To help charities along the Space Coast, Arturo Echarte has founded Acoustics for a Change, which provides nonprofits with musicians who will play free of charge at their special events.

Por Maria Sonnenberg
Para Al Día Today

Arturo Echarte believes in the power of music.

To help charities along the Space Coast, Arturo Echarte has founded Acoustics for a Change, which provides nonprofits with musicians who will play free of charge at their special events.

“I feel that God has blessed me and my family and I felt He would want me to do something to help out other people,” said Echarte.

“I”ve always been drawn to helping causes.”

Echarte’s ministry also serves as a network where nonprofit groups that serve youth can find musical instruments for their programs.

“People donate the instruments to us and we refurbish them and give them to organizations such as the Brevard Neighborhood Development Coalition and the Brevard Symphony Youth Orchestra,” said Echarte.

Although Echarte was always interested in music, he had to put it in the back burner while he grew his mailing services business.

“When my business started doing well and I had more free time, I took up the guitar,” he said.

The son of Cuban parents, Echarte was almost born in Cuba himself.

“My family came here in 1960 and I was born three months later,” he said.

The family originally settled in Ft. Lauderdale, but moved to Cocoa so Arturo’s civil engineer father could take advantage of the business opportunities afforded by the booming Brevard of the late 1960’s.

“My dad built a lot of the homes along Minuteman Causeway and many condos in the area,” said Echarte.

The Echartes later returned to Ft. Lauderdale, where Arturo launched his mailing services business at the ripe old age of 24.

“I was a psychology major at Florida Atlantic University, but decided to try a business like my cousin had in Puerto Rico,” said Echarte.

“My father was instrumental in helping to get my business started.”

In its infancy, the business was located in the family’s home, where Echarte would sort and label mailings before taking them to the post office. Perseverance brought large corporate clients such as American Express, and now Postal Center International has two 50,000-square-foot facilities in Ft. Lauderdale and Orlando and a staff of more than 100.

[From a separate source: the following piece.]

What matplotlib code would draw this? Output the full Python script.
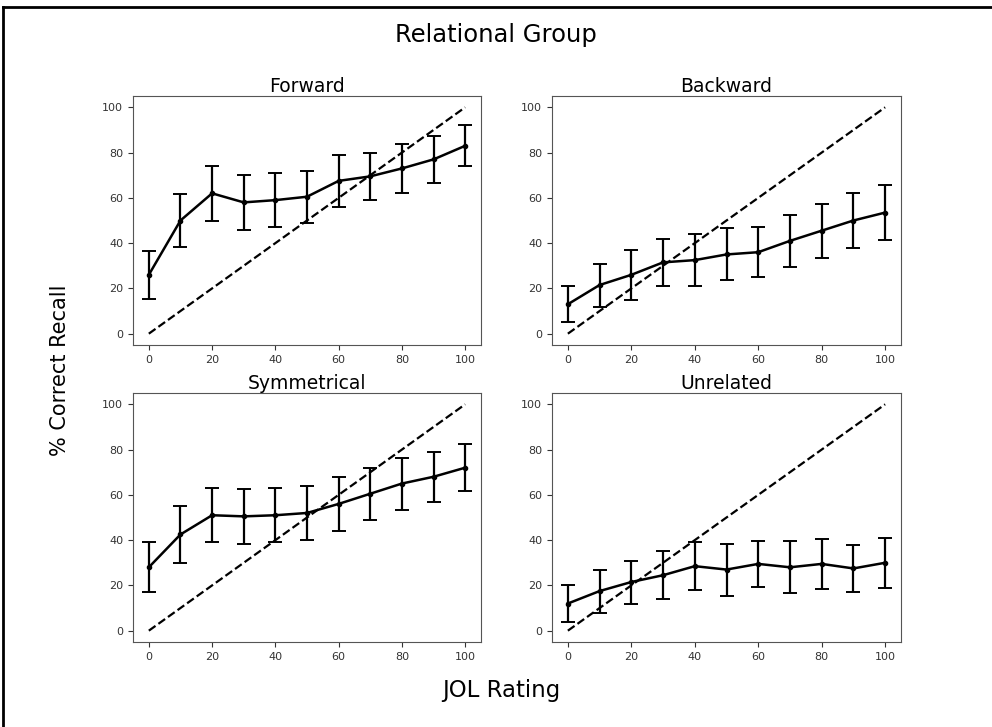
"""
Relational Group: % correct recall vs JOL rating, four pair types.
"""
import matplotlib
matplotlib.use("Agg")
import matplotlib.pyplot as plt
from matplotlib.lines import Line2D

# ── Data ─────────────────────────────────────────────────────────────────────
JOL = [0, 10, 20, 30, 40, 50, 60, 70, 80, 90, 100]

forward_mean = [26, 50, 62, 58, 59, 60.5, 67.5, 69.5, 73, 77, 83]
forward_err  = [10.5, 11.5, 12, 12, 12, 11.5, 11.5, 10.5, 11, 10.5, 9]

backward_mean = [13, 21.5, 26, 31.5, 32.5, 35, 36, 41, 45.5, 50, 53.5]
backward_err  = [8, 9.5, 11, 10.5, 11.5, 11.5, 11, 11.5, 12, 12, 12]

symmetrical_mean = [28, 42.5, 51, 50.5, 51, 52, 56, 60.5, 65, 68, 72]
symmetrical_err  = [11, 12.5, 12, 12, 12, 12, 12, 11.5, 11.5, 11, 10.5]

unrelated_mean = [12, 17.5, 21.5, 24.5, 28.5, 27, 29.5, 28, 29.5, 27.5, 30]
unrelated_err  = [8, 9.5, 9.5, 10.5, 10.5, 11.5, 10, 11.5, 11, 10.5, 11]

PANELS = [
    ("Forward",     forward_mean,     forward_err),
    ("Backward",    backward_mean,    backward_err),
    ("Symmetrical", symmetrical_mean, symmetrical_err),
    ("Unrelated",   unrelated_mean,   unrelated_err),
]

DIAG = [0, 100]

# ── Layout (pixel-matched axes boxes) ────────────────────────────────────────
fig = plt.figure(figsize=(9.92, 7.27), dpi=100)
W, H = 992, 727
boxes = [  # left, top, right, bottom in px
    (133, 96, 481, 345),
    (552, 96, 901, 345),
    (133, 393, 481, 642),
    (552, 393, 901, 642),
]

for (title, mean, err), (l, t, r, b) in zip(PANELS, boxes):
    ax = fig.add_axes([l / W, 1 - b / H, (r - l) / W, (b - t) / H])
    ax.plot(DIAG, DIAG, "k--", linewidth=1.6, zorder=2)
    ax.errorbar(JOL, mean, yerr=err, color="black", linewidth=1.8,
                marker="o", markersize=3, capsize=5, elinewidth=1.6,
                capthick=1.4, zorder=3)
    ax.set_xlim(-5, 105)
    ax.set_ylim(-5, 105)
    ax.set_xticks([0, 20, 40, 60, 80, 100])
    ax.set_yticks([0, 20, 40, 60, 80, 100])
    ax.tick_params(labelsize=8, colors="#333333")
    for sp in ax.spines.values():
        sp.set_color("#555555")
    ax.set_title(title, fontsize=13.5, pad=3)

fig.text(0.500, 1 - 35 / H, "Relational Group", ha="center", va="center",
         fontsize=17.5)
fig.text(0.505, 1 - 690 / H, "JOL Rating", ha="center", va="center",
         fontsize=16.5)
fig.text(60 / W, 1 - 370 / H, "% Correct Recall", ha="center", va="center",
         rotation=90, fontsize=15)

# figure frame (only top and left edges visible in the reference)
fig.add_artist(Line2D([3 / W, 3 / W], [0, 1 - 7 / H], color="black",
                      linewidth=2, transform=fig.transFigure))
fig.add_artist(Line2D([3 / W, 1], [1 - 7 / H, 1 - 7 / H], color="black",
                      linewidth=2, transform=fig.transFigure))

fig.savefig("out.png", dpi=100, facecolor="white")
plt.close(fig)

With success came spare time, and Echarte took guitar lessons from British expatriate Paul Chapman, member of local band UFO and a heavy metal guitarist.

“I translated the heavy metal into acoustic and warm Latin,” said Echarte.

Echarte spends summers in California to bask in the perfect weather and great surfing conditions. Joining him are wife Susan and daughter Madi, a junior at Holy Trinity Episcopal Academy. His elder daughter, Paige, goes to college not far from the Echarte’s West Coast home.

He is working to start a “western chapter” of Acoustics for a Change in California.

When he performs for a nonprofit, he also donates sales of his four CDs to the cause.

In addition to his gigs with nonprofits, Echarte also performs at assisted living facilities and nursing homes.

“If they give me a fee, it goes to a charity,” he said.